**Material**:
^^^^

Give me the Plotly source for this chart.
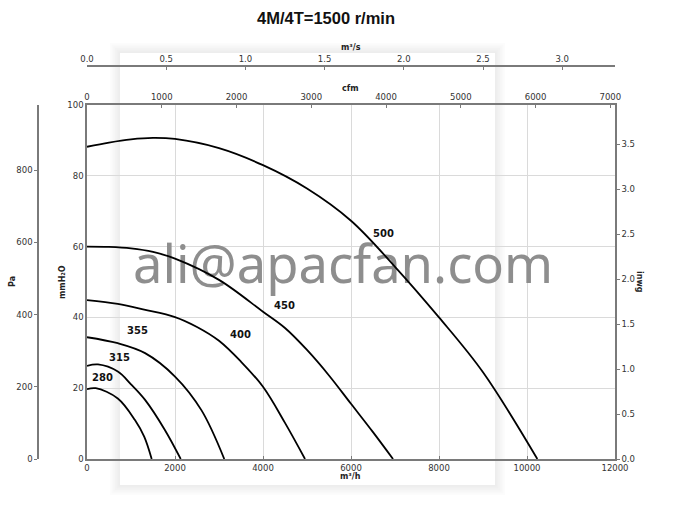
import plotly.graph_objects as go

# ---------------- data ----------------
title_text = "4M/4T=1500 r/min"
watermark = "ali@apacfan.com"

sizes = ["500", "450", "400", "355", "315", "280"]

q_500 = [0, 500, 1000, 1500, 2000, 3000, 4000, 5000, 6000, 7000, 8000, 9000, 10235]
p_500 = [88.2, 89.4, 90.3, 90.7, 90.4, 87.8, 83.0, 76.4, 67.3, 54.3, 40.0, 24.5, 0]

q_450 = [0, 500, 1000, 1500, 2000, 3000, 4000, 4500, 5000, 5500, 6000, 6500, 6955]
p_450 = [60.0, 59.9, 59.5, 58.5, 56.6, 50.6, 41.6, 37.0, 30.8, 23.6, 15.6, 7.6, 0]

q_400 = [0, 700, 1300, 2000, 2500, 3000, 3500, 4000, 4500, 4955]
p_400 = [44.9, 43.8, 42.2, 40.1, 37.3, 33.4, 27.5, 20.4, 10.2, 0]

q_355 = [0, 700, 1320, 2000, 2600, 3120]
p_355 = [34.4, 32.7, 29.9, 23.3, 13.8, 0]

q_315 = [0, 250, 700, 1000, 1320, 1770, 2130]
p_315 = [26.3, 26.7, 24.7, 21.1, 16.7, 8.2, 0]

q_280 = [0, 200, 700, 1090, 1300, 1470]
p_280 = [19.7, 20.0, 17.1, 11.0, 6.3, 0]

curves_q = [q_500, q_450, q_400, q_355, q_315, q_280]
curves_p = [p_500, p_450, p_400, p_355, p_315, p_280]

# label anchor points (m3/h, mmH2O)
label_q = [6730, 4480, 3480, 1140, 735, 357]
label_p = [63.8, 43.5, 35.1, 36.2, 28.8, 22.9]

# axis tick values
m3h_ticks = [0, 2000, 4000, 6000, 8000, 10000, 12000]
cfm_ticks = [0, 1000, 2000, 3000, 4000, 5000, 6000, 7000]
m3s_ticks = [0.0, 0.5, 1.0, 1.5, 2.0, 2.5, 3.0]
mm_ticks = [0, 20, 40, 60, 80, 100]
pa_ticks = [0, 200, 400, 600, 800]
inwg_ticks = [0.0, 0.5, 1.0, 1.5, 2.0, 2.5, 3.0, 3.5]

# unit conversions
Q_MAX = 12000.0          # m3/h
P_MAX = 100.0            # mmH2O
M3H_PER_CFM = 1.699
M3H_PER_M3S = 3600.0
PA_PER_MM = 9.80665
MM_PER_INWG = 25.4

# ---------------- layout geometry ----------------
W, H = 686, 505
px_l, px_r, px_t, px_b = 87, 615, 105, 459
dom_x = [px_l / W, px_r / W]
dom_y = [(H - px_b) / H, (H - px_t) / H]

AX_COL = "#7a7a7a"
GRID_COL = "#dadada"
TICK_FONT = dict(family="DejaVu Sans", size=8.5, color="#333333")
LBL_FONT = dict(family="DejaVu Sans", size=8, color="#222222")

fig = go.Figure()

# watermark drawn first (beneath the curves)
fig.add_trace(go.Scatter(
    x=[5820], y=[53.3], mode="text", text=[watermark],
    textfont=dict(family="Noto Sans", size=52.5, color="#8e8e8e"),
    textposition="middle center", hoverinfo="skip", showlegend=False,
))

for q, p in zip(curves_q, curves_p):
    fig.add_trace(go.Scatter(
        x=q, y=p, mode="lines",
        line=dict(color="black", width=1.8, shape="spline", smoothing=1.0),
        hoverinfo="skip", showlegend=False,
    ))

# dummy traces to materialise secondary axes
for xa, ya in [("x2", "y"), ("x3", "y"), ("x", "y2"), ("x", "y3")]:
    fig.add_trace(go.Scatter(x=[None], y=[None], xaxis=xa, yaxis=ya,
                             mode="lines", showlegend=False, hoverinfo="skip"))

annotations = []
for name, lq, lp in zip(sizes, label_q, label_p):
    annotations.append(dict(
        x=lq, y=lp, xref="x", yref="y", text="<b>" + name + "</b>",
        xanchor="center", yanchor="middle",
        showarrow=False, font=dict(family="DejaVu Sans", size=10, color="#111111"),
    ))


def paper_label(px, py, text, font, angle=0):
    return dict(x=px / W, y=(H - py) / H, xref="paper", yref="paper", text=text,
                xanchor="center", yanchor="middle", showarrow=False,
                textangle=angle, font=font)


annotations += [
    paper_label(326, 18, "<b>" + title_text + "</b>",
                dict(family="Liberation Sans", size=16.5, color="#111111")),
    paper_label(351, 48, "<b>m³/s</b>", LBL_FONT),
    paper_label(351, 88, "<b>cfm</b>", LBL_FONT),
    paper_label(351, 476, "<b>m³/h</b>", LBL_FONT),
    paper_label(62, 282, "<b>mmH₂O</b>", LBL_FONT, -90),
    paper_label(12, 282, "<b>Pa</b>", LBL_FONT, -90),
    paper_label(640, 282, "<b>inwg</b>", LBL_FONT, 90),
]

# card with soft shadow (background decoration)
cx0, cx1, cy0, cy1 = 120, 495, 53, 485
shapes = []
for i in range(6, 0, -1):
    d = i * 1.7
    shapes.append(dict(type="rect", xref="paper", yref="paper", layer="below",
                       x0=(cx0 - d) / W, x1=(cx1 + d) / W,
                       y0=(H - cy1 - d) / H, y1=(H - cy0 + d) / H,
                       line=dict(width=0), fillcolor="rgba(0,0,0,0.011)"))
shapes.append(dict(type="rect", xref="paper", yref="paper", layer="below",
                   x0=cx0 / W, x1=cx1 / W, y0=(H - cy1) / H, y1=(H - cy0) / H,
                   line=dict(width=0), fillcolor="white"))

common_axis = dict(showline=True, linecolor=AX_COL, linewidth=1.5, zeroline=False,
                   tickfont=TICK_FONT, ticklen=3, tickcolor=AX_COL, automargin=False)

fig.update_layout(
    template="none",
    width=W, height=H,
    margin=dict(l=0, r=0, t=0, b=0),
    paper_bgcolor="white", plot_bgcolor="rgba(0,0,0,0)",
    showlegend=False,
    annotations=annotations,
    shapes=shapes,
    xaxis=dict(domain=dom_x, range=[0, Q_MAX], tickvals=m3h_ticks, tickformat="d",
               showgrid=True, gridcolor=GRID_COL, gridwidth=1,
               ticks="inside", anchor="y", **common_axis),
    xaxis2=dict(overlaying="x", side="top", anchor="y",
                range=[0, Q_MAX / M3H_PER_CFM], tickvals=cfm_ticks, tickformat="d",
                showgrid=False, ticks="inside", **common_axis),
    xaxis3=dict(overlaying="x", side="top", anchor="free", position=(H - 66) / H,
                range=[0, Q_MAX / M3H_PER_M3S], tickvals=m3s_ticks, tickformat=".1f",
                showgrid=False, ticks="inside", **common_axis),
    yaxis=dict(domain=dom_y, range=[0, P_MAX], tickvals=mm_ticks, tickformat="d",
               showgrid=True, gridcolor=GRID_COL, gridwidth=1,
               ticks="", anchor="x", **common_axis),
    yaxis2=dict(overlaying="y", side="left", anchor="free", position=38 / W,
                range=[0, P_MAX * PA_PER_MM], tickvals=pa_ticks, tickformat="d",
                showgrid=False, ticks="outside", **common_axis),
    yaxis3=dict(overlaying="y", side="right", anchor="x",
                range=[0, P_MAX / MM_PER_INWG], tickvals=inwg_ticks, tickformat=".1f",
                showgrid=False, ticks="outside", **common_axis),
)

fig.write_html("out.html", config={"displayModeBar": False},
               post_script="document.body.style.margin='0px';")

^^^^

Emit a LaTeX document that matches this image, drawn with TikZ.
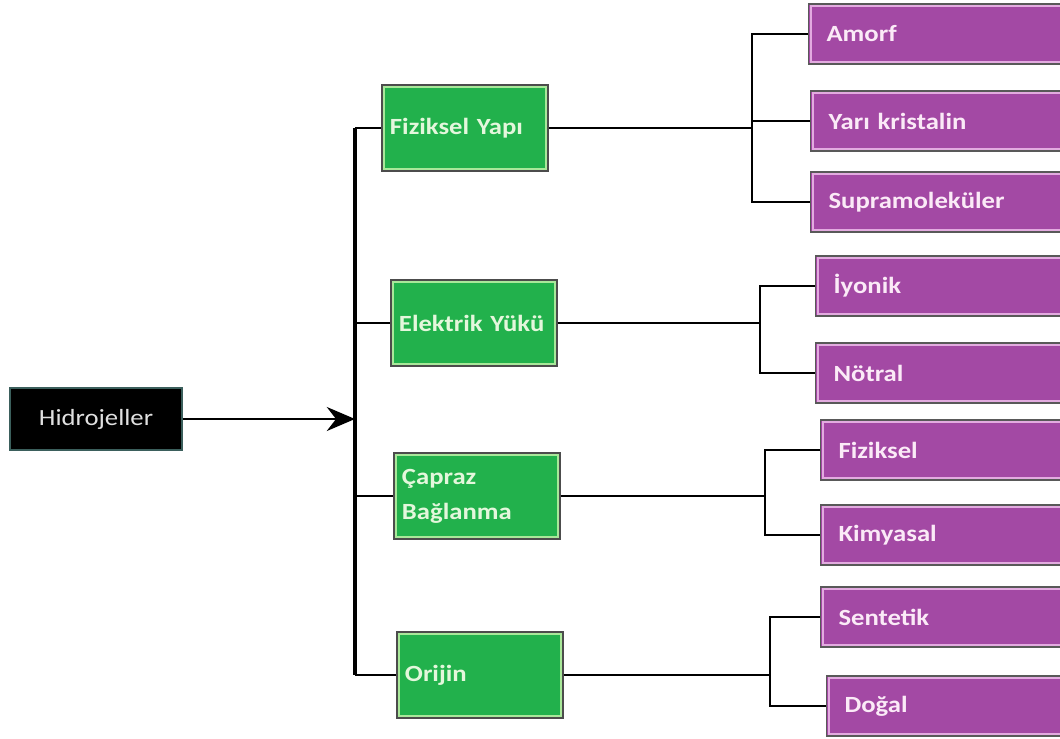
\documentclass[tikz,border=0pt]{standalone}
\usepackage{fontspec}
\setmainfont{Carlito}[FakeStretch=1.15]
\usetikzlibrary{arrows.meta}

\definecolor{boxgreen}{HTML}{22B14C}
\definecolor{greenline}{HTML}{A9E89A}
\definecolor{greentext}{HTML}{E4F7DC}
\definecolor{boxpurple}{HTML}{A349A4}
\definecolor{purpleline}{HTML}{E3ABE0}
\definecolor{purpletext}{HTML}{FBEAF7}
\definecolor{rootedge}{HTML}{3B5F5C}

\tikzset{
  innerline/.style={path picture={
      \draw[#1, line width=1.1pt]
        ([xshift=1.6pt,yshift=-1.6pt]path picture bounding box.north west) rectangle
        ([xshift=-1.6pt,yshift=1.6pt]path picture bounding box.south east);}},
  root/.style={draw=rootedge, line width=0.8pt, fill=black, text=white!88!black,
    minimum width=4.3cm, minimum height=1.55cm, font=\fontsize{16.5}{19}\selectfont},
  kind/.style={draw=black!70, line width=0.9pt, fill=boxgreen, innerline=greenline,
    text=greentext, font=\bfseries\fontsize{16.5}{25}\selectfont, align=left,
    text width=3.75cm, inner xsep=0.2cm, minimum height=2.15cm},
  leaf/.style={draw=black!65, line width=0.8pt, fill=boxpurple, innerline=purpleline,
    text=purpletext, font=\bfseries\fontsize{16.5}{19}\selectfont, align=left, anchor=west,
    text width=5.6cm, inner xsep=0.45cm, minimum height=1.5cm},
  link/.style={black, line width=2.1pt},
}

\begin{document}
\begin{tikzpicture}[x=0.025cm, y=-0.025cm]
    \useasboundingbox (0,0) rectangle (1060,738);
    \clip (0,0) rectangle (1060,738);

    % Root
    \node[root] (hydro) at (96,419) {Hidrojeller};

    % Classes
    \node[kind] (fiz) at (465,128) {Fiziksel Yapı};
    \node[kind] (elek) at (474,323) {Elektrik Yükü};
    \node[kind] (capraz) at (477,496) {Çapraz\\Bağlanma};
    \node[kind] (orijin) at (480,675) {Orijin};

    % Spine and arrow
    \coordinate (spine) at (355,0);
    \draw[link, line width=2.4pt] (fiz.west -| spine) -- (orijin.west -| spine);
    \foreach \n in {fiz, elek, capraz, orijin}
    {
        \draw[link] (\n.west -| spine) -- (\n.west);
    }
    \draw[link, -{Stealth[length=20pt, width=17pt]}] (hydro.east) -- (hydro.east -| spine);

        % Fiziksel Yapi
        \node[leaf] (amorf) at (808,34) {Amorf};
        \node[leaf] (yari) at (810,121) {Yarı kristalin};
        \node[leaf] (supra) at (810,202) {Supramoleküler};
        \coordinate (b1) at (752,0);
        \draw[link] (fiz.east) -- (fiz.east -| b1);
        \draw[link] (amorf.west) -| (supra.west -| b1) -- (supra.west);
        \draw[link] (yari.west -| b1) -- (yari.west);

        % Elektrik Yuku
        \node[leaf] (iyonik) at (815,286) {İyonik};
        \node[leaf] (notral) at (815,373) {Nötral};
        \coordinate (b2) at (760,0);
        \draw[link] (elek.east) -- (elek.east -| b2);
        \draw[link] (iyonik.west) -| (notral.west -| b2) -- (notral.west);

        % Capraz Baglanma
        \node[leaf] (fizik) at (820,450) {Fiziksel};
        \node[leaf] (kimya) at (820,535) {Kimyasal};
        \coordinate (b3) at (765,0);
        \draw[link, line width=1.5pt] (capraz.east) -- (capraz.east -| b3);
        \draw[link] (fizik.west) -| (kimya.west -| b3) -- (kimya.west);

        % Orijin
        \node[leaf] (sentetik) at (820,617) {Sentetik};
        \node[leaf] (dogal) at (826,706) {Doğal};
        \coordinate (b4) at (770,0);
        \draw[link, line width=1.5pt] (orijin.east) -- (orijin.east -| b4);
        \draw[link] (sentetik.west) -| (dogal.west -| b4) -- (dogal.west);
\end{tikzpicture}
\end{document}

^^^^

**Challenge**:
Scan the listing above for the word "with" and copy every line that holds it.

**Full solution**:
# card with soft shadow (background decoration)
Emit a LaTeX document that matches this image, drawn with TikZ.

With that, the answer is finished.